Without altering anything, output the material below.

▶ **Source data**:
════

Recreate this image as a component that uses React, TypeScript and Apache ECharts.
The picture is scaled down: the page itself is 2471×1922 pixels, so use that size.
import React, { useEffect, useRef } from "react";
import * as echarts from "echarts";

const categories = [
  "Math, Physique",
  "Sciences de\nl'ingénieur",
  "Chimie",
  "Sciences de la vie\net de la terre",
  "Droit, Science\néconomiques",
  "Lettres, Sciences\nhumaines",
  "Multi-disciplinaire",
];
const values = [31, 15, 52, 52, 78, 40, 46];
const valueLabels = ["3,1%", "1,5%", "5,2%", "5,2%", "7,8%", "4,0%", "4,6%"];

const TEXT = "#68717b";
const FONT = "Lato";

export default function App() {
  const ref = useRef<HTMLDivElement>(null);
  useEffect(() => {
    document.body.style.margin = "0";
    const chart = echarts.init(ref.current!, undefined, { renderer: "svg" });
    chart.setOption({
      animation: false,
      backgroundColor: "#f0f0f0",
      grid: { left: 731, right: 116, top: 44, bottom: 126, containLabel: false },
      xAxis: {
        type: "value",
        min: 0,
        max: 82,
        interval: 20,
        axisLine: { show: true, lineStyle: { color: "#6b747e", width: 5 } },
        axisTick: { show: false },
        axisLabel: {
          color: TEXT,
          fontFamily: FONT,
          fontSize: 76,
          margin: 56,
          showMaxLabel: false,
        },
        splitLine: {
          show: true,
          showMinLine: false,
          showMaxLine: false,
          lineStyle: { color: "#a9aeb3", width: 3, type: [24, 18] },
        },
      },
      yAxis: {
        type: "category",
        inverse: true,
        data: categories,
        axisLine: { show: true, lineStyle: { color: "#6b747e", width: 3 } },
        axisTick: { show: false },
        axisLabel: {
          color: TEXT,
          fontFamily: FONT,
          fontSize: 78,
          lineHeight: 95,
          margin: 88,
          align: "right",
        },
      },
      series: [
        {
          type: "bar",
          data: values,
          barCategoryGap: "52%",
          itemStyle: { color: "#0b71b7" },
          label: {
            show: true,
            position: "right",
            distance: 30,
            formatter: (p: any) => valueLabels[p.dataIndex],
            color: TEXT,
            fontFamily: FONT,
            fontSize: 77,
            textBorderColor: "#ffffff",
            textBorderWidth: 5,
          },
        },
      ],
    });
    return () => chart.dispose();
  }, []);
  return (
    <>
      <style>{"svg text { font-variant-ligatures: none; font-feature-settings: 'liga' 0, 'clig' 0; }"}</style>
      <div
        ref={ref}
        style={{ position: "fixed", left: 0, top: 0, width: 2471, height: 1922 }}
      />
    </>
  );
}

════

▶ **Exercise result**:
Recreate this image as a component that uses React, TypeScript and Apache ECharts.
The picture is scaled down: the page itself is 2471×1922 pixels, so use that size.
import React, { useEffect, useRef } from "react";
import * as echarts from "echarts";

const categories = [
  "Math, Physique",
  "Sciences de\nl'ingénieur",
  "Chimie",
  "Sciences de la vie\net de la terre",
  "Droit, Science\néconomiques",
  "Lettres, Sciences\nhumaines",
  "Multi-disciplinaire",
];
const values = [31, 15, 52, 52, 78, 40, 46];
const valueLabels = ["3,1%", "1,5%", "5,2%", "5,2%", "7,8%", "4,0%", "4,6%"];

const TEXT = "#68717b";
const FONT = "Lato";

export default function App() {
  const ref = useRef<HTMLDivElement>(null);
  useEffect(() => {
    document.body.style.margin = "0";
    const chart = echarts.init(ref.current!, undefined, { renderer: "svg" });
    chart.setOption({
      animation: false,
      backgroundColor: "#f0f0f0",
      grid: { left: 731, right: 116, top: 44, bottom: 126, containLabel: false },
      xAxis: {
        type: "value",
        min: 0,
        max: 82,
        interval: 20,
        axisLine: { show: true, lineStyle: { color: "#6b747e", width: 5 } },
        axisTick: { show: false },
        axisLabel: {
          color: TEXT,
          fontFamily: FONT,
          fontSize: 76,
          margin: 56,
          showMaxLabel: false,
        },
        splitLine: {
          show: true,
          showMinLine: false,
          showMaxLine: false,
          lineStyle: { color: "#a9aeb3", width: 3, type: [24, 18] },
        },
      },
      yAxis: {
        type: "category",
        inverse: true,
        data: categories,
        axisLine: { show: true, lineStyle: { color: "#6b747e", width: 3 } },
        axisTick: { show: false },
        axisLabel: {
          color: TEXT,
          fontFamily: FONT,
          fontSize: 78,
          lineHeight: 95,
          margin: 88,
          align: "right",
        },
      },
      series: [
        {
          type: "bar",
          data: values,
          barCategoryGap: "52%",
          itemStyle: { color: "#0b71b7" },
          label: {
            show: true,
            position: "right",
            distance: 30,
            formatter: (p: any) => valueLabels[p.dataIndex],
            color: TEXT,
            fontFamily: FONT,
            fontSize: 77,
            textBorderColor: "#ffffff",
            textBorderWidth: 5,
          },
        },
      ],
    });
    return () => chart.dispose();
  }, []);
  return (
    <>
      <style>{"svg text { font-variant-ligatures: none; font-feature-settings: 'liga' 0, 'clig' 0; }"}</style>
      <div
        ref={ref}
        style={{ position: "fixed", left: 0, top: 0, width: 2471, height: 1922 }}
      />
    </>
  );
}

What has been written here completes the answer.